Quel Gioacchino e quell’humus che rimandano almeno a Cassiodoro, Aristippo, Filolao, Ibico, Nosside, Stersicore, Democede, Prassitele, Clearco e da cui discendono Telesio e i vari grandi monaci e sacerdoti, Jordano, Santanna, Mattia Preti, Rotella, fra’ Umile da Bisognano, Campanella, Galluppi, Foscarini e Viglierolo, Lilio, Leonardo Vinci, Cilea, Rendano, Padula, per finire con Alvaro, La Cava, Costabile, Calogero, Calabrò.

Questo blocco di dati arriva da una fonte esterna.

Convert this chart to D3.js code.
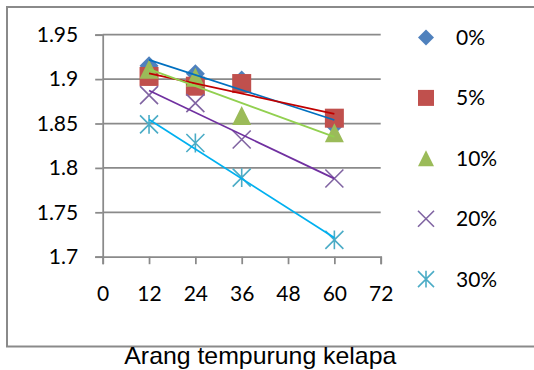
<!DOCTYPE html>
<html><head><meta charset="utf-8">
<script src="https://cdn.jsdelivr.net/npm/d3@7"></script>
<style>body{margin:0;background:#fff}svg{display:block}</style>
</head><body>
<svg id="c" width="534" height="370"></svg>
<script>
const xValues = [12, 24, 36, 60];
const seriesNames = ["0%", "5%", "10%", "20%", "30%"];
const s0 = [1.915, 1.906, 1.899, 1.848];
const s5 = [1.903, 1.892, 1.895, 1.856];
const s10 = [1.911, 1.902, 1.859, 1.8395];
const s20 = [1.882, 1.873, 1.832, 1.788];
const s30 = [1.849, 1.828, 1.789, 1.719];
const xTicks = [0, 12, 24, 36, 48, 60, 72];
const yTicks = [1.7, 1.75, 1.8, 1.85, 1.9, 1.95];
const yTickLabels = ["1.7", "1.75", "1.8", "1.85", "1.9", "1.95"];
const xTitle = "Arang tempurung kelapa";

const seriesValues = [s0, s5, s10, s20, s30];
const markerColors = ["#4F81BD", "#C0504D", "#9BBB59", "#8064A2", "#4BACC6"];
const trendColors = ["#0070C0", "#C00000", "#92D050", "#7030A0", "#00B0F0"];
const shapes = ["diamond", "square", "triangle", "x", "star"];

const svg = d3.select("#c");
const x = d3.scaleLinear().domain([0, 72]).range([102.7, 380.7]);
const y = d3.scaleLinear().domain([1.7, 1.95]).range([256.7, 34.7]);
const gridColor = "#8a8a8a";
const numFont = "Lato, 'Open Sans', sans-serif";

// outer border
svg.append("rect").attr("x", 7).attr("y", 7).attr("width", 540).attr("height", 339.5)
  .attr("fill", "none").attr("stroke", gridColor).attr("stroke-width", 2);

// gridlines
svg.append("g").selectAll("line").data(yTicks.slice(1)).join("line")
  .attr("x1", x(0)).attr("x2", x(72)).attr("y1", d => y(d)).attr("y2", d => y(d))
  .attr("stroke", gridColor).attr("stroke-width", 1.75);

// y axis
const yAxis = svg.append("g").attr("transform", `translate(${x(0)},0)`)
  .call(d3.axisLeft(y).tickValues(yTicks).tickFormat((d, i) => yTickLabels[i]).tickSize(7.5).tickPadding(17));
// x axis
const xAxis = svg.append("g").attr("transform", `translate(0,${y(1.7)})`)
  .call(d3.axisBottom(x).tickValues(xTicks).tickFormat(d3.format("d")).tickSize(7.5).tickPadding(22));
[yAxis, xAxis].forEach(g => {
  g.select(".domain").attr("stroke", gridColor).attr("stroke-width", 1.75);
  g.selectAll(".tick line").attr("stroke", gridColor).attr("stroke-width", 1.75);
  g.selectAll(".tick text").attr("fill", "#000").style("font-family", numFont).style("font-size", "21px");
});
xAxis.selectAll(".tick text").attr("dy", "0.71em");

function shapePath(shape, s) {
  const h = s / 2;
  switch (shape) {
    case "diamond": return `M0,${-h}L${h},0L0,${h}L${-h},0Z`;
    case "square": return `M${-h},${-h}H${h}V${h}H${-h}Z`;
    case "triangle": return `M0,${-h}L${h},${h}L${-h},${h}Z`;
    case "x": return `M${-h},${-h}L${h},${h}M${h},${-h}L${-h},${h}`;
    case "star": return `M${-h},${-h}L${h},${h}M${h},${-h}L${-h},${h}M0,${-h*1.05}V${h*1.05}`;
  }
}
function styleMarker(sel, i) {
  const stroked = shapes[i] === "x" || shapes[i] === "star";
  sel.attr("fill", stroked ? "none" : markerColors[i])
     .attr("stroke", stroked ? markerColors[i] : "none")
     .attr("stroke-width", stroked ? 1.6 : 0);
}

// markers
seriesValues.forEach((vals, i) => {
  const size = shapes[i] === "x" || shapes[i] === "star" ? 18 : 19;
  svg.append("g").selectAll("path").data(vals).join("path")
    .attr("transform", (d, j) => `translate(${x(xValues[j])},${y(d)})`)
    .attr("d", shapePath(shapes[i], size))
    .call(styleMarker, i);
});

// linear trendlines
function regression(xs, ys) {
  const mx = d3.mean(xs), my = d3.mean(ys);
  const sxy = d3.sum(xs, (v, k) => (v - mx) * (ys[k] - my));
  const sxx = d3.sum(xs, v => (v - mx) ** 2);
  const b = sxy / sxx;
  return v => my + b * (v - mx);
}
seriesValues.forEach((vals, i) => {
  const f = regression(xValues, vals);
  const ends = d3.extent(xValues);
  svg.append("line")
    .attr("x1", x(ends[0])).attr("y1", y(f(ends[0])))
    .attr("x2", x(ends[1])).attr("y2", y(f(ends[1])))
    .attr("stroke", trendColors[i]).attr("stroke-width", 1.75);
});

// legend
const leg = svg.append("g").selectAll("g").data(seriesNames).join("g")
  .attr("transform", (d, i) => `translate(426,${37.5 + i * 60.4})`);
leg.append("path").attr("d", (d, i) => shapePath(shapes[i], 16)).each(function(d, i){ d3.select(this).call(styleMarker, i); });
leg.append("text").attr("x", 30).attr("dy", "0.36em").text(d => d)
  .style("font-family", numFont).style("font-size", "21px").attr("fill", "#000");

// x title
svg.append("text").attr("x", 260.3).attr("y", 363.5).attr("text-anchor", "middle")
  .attr("textLength", 272).attr("lengthAdjust", "spacingAndGlyphs")
  .style("font-family", "'Liberation Sans', Arial, sans-serif").style("font-size", "24px").attr("fill", "#000")
  .text(xTitle);
</script>
</body></html>
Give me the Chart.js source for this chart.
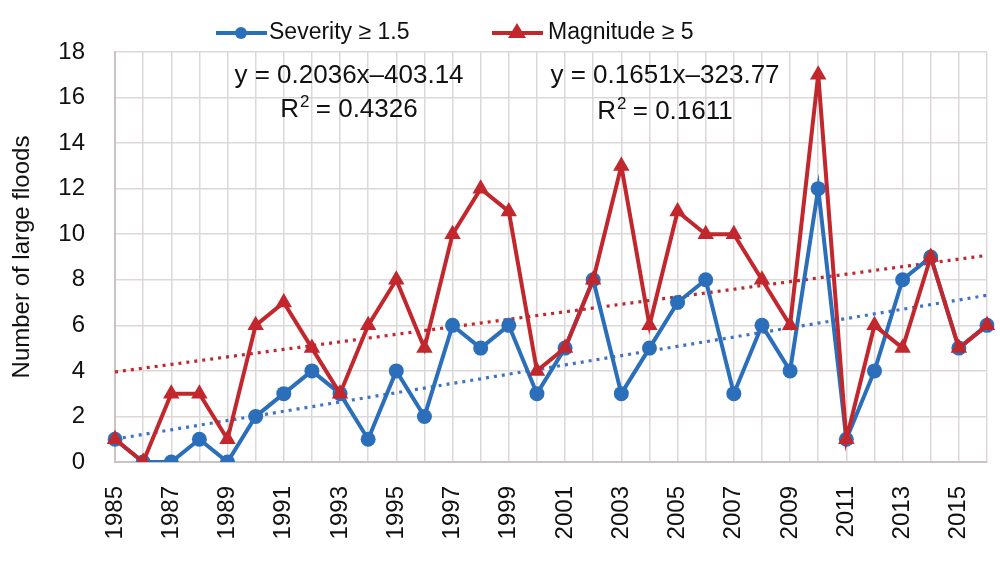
<!DOCTYPE html>
<html>
<head>
<meta charset="utf-8">
<script src="https://cdn.jsdelivr.net/npm/chart.js@4.4.1/dist/chart.umd.min.js"></script>
<style>
html,body{margin:0;padding:0;background:#fff;}
#wrap{width:1000px;height:566px;position:relative;}
</style>
</head>
<body>
<div id="wrap"><canvas id="c" width="1000" height="566"></canvas></div>
<script>
const years = [1985,1986,1987,1988,1989,1990,1991,1992,1993,1994,1995,1996,1997,1998,1999,2000,2001,2002,2003,2004,2005,2006,2007,2008,2009,2010,2011,2012,2013,2014,2015,2016];
const severity = [1,0,0,1,0,2,3,4,3,1,4,2,6,5,6,3,5,8,3,5,7,8,3,6,4,12,1,4,8,9,5,6];
const magnitude = [1,0,3,3,1,6,7,5,3,6,8,5,10,12,11,4,5,8,13,6,11,10,10,8,6,17,1,6,5,9,5,6];
const yTicks = [0,2,4,6,8,10,12,14,16,18];
const seriesNames = ['Severity \u2265 1.5','Magnitude \u2265 5'];
const sevFit = {slope:0.2036, intercept:-403.14, r2:'0.4326', text:'y = 0.2036x\u2013403.14'};
const magFit = {slope:0.1651, intercept:-323.77, r2:'0.1611', text:'y = 0.1651x\u2013323.77'};

const BLUE = '#2b6fba';
const RED = '#c1272d';
const BLUE_T = '#3f74c2';
const RED_T = '#c1272d';
const FONT = 'Arial, "Liberation Sans", Helvetica, sans-serif';

const sevTrend = years.map(x => sevFit.slope*x + sevFit.intercept);
const magTrend = years.map(x => magFit.slope*x + magFit.intercept);

const overlay = {
  id:'overlay',
  afterDraw(chart){
    const ctx = chart.ctx;
    ctx.save();
    // legend
    const ly = 33;
    ctx.lineWidth = 4;
    ctx.strokeStyle = BLUE; ctx.fillStyle = BLUE;
    ctx.beginPath(); ctx.moveTo(216,ly); ctx.lineTo(267,ly); ctx.stroke();
    ctx.beginPath(); ctx.arc(241,ly,6,0,Math.PI*2); ctx.fill();
    ctx.strokeStyle = RED; ctx.fillStyle = RED;
    ctx.beginPath(); ctx.moveTo(492,ly); ctx.lineTo(543,ly); ctx.stroke();
    ctx.beginPath(); ctx.moveTo(517,ly-10); ctx.lineTo(526,ly+5); ctx.lineTo(508,ly+5); ctx.closePath(); ctx.fill();
    ctx.fillStyle = '#111';
    ctx.font = '23px ' + FONT;
    ctx.textBaseline = 'middle'; ctx.textAlign = 'left';
    ctx.fillText(seriesNames[0], 269, ly);
    ctx.fillText(seriesNames[1], 548, ly);
    function eq(fit, cx, y1, y2){
      ctx.font = '26px ' + FONT;
      ctx.textAlign = 'center';
      ctx.fillText(fit.text, cx, y1);
      const rest = ' = ' + fit.r2;
      const wR = ctx.measureText('R').width;
      ctx.font = '17px ' + FONT;
      const w2 = ctx.measureText('2').width;
      ctx.font = '26px ' + FONT;
      const wRest = ctx.measureText(rest).width;
      const total = wR + w2 + wRest;
      let x0 = cx - total/2;
      ctx.textAlign = 'left';
      ctx.fillText('R', x0, y2);
      ctx.font = '17px ' + FONT;
      ctx.fillText('2', x0 + wR + 1, y2 - 8);
      ctx.font = '26px ' + FONT;
      ctx.fillText(rest, x0 + wR + w2, y2);
    }
    eq(sevFit, 349, 76, 110);
    eq(magFit, 665, 76, 112);
    ctx.restore();
  }
};

new Chart(document.getElementById('c'), {
  type:'line',
  data:{
    labels: years.map(String),
    datasets:[
      {label:seriesNames[1], data:magnitude, borderColor:RED, backgroundColor:RED, borderWidth:4,
       pointStyle:'triangle', pointRadius:9.5, pointBorderWidth:0, pointBackgroundColor:RED, tension:0, order:1},
      {label:seriesNames[0], data:severity, borderColor:BLUE, backgroundColor:BLUE, borderWidth:4,
       pointStyle:'circle', pointRadius:7.5, pointBorderWidth:0, pointBackgroundColor:BLUE, tension:0, order:2},
      {label:'trend sev', data:sevTrend, borderColor:BLUE_T, borderWidth:3.2, borderDash:[3,5], pointRadius:0, order:3, tension:0},
      {label:'trend mag', data:magTrend, borderColor:RED_T, borderWidth:3.2, borderDash:[3,5], pointRadius:0, order:3, tension:0}
    ]
  },
  options:{
    responsive:false,
    animation:false,
    events:[],
    layout:{padding:{left:0,right:13,top:52,bottom:0}},
    plugins:{legend:{display:false}, tooltip:{enabled:false}},
    scales:{
      x:{
        type:'category',
        offset:false,
        grid:{color:'#dcd8d8', lineWidth:1.5, drawTicks:false},
        border:{color:'#c9c3c3', width:2},
        ticks:{
          autoSkip:false, maxRotation:90, minRotation:90, padding:24,
          color:'#111', font:{size:24, family:FONT},
          callback:function(v, i){ return (i % 2 === 0) ? years[i] : ''; }
        },
        afterFit:function(s){ s.height = 104; s.paddingLeft = 0; s.paddingRight = 0; }
      },
      y:{
        min:0, max:18,
        afterBuildTicks:function(s){ s.ticks = yTicks.map(v => ({value:v})); },
        grid:{color:'#dcd8d8', lineWidth:1.5, drawTicks:false},
        border:{color:'#c9c3c3', width:2},
        ticks:{padding:30, color:'#111', font:{size:24, family:FONT}},
        title:{display:true, text:'Number of large floods', color:'#111', font:{size:24, family:FONT}, padding:{top:8,bottom:0}},
        afterFit:function(s){ s.width = 115; s.paddingTop = 0; s.paddingBottom = 0; }
      }
    }
  },
  plugins:[overlay]
});
</script>
</body>
</html>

E chi più ne ha più ne metta.

Certo la città di San Giovanni in Fiore fu devastata dal sacco edilizio tra gli anni ’60 e ’90 (non fosse che per le stazioni turistiche di alta montagna, crediamo che pochi andrebbero a visitare la cittadina, non bella se non in certi scorci storici) e dall’insipienza di tanti amministratori provinciali e poi regionali, senza dimenticare i comunali, che non seppero, e non sanno forse, o non vollero, chissà, “sfruttare” tanta eredità culturale e spirituale, ma soprattutto di ricchezza territoriale (bacini per l’energia idroelettrica – Garga, Iunture, Redisole – castagno e vigneti, fiumi e laghi, vigneti, fichi d’India, loto, ulivo, melo e pero, pini, faggi e pioppi, abete bianco) e di tradizione di tanti opifici e artigianato (mobili, tappeti orientali, ecc.). Con tanta ricchezza, non vi sono fabbriche di mobili e tappeti, spendibili a livello nazionale e internazionale, non vengono sfruttate adeguatamente le risorse agricole, pastorali e montane (intendiamo col termine “adeguatamente” la mancata promozione industriale e commercializzazione almeno a livello nazionale. Il vostro legname, per esempio, al di là di un povero uso artigianale, se lo vengono a prendere le industrie del Nord). E, parafrasando il regista Allen, “se Dio è morto, neanche il terziario se la passa bene”.
Allora, giovani sangiovannesi, e calabresi, alla riscossa, datevi da fare per un “evento dell’Essere”, che giustifichi gli enti, affinché, nello spirito gioachimita, “La salvezza consista nella piena comprensione della storia che si realizza”. E’ un augurio e una speranza in voi.